Search the listing below for "matplotlib". Copy each matching line.

# Data block
══════════════════════════════
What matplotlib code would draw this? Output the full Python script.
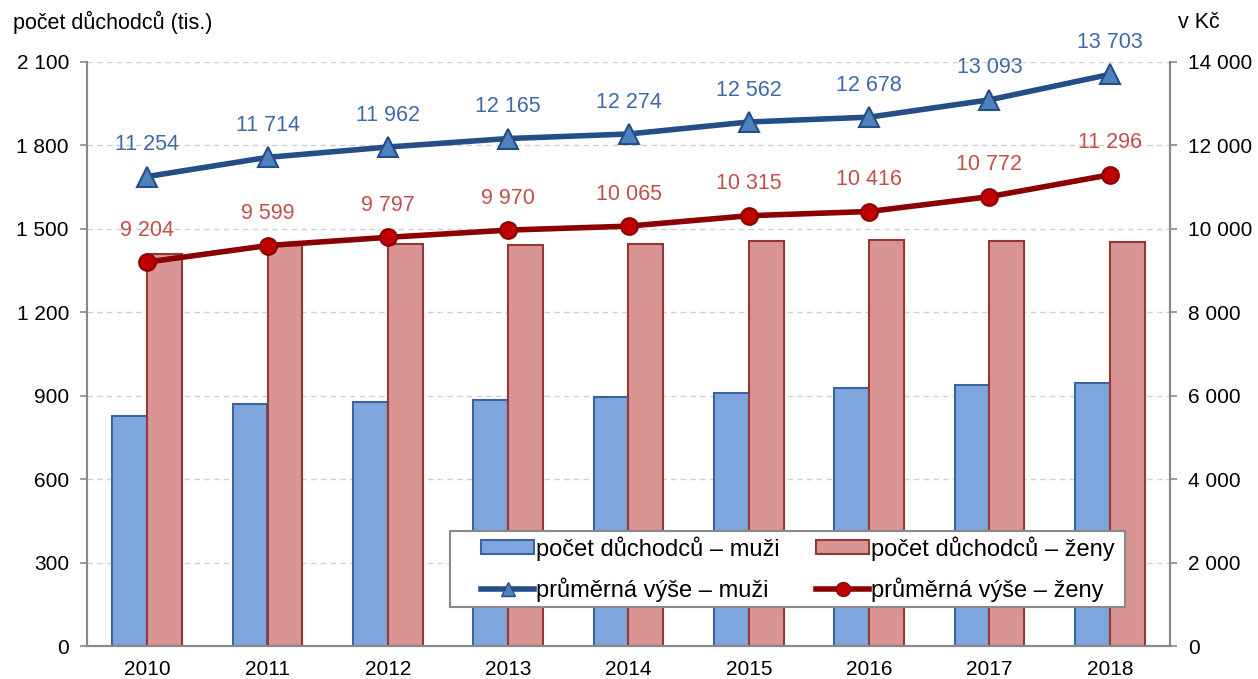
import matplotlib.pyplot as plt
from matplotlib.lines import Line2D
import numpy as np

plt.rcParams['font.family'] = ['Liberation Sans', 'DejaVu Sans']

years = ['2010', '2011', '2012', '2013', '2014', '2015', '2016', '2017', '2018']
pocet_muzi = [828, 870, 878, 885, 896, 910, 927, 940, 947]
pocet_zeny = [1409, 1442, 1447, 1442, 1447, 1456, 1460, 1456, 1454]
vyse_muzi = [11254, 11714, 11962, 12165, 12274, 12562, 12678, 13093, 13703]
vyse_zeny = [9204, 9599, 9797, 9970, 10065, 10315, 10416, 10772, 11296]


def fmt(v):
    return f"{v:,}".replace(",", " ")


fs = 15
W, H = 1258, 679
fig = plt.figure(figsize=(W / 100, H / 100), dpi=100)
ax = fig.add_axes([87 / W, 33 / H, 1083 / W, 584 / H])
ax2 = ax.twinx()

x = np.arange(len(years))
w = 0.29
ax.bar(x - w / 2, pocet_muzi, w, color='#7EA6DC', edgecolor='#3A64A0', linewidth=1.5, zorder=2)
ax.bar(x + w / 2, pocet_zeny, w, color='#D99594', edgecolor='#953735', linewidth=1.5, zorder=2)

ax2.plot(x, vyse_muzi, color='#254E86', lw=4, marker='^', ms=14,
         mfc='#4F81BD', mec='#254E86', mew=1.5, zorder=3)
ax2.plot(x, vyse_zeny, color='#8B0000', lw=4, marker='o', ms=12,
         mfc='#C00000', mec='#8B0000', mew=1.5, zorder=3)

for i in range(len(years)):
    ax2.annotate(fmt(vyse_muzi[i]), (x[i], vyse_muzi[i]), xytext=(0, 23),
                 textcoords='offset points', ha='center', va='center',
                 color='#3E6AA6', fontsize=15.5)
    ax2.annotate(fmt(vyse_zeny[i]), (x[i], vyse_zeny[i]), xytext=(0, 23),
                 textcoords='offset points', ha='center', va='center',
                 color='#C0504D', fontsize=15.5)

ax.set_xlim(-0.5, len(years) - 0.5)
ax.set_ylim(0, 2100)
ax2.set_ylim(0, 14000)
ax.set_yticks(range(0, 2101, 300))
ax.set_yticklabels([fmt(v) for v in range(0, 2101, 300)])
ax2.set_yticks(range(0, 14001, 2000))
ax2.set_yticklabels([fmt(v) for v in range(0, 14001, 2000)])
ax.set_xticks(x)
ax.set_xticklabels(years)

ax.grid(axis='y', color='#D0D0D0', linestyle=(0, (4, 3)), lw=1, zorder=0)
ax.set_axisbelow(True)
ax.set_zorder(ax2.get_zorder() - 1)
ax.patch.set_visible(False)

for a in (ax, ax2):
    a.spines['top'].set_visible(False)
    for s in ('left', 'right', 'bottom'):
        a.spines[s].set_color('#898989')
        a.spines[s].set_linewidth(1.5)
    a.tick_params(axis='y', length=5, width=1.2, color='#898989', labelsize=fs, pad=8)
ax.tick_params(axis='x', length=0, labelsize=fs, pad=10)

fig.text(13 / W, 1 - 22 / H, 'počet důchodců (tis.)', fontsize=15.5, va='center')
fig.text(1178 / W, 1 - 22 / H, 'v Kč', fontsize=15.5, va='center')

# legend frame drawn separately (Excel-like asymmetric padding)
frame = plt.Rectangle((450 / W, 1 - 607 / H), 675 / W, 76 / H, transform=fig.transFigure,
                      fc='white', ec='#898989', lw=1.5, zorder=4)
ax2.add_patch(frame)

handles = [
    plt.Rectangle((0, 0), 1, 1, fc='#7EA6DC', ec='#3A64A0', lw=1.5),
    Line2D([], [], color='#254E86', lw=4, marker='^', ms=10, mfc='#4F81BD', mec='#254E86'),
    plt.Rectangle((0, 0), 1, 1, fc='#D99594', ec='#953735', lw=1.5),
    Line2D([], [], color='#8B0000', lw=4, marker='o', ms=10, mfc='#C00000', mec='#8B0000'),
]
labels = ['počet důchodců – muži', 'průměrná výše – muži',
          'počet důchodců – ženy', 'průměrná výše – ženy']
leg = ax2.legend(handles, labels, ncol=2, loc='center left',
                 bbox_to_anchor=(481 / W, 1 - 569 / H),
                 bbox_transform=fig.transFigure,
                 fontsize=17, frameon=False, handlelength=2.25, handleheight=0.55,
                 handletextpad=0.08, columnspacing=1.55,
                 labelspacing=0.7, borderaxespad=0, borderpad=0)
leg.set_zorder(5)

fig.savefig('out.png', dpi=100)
══════════════════════════════
# Exercise response
What matplotlib code would draw this? Output the full Python script.
import matplotlib.pyplot as plt
from matplotlib.lines import Line2D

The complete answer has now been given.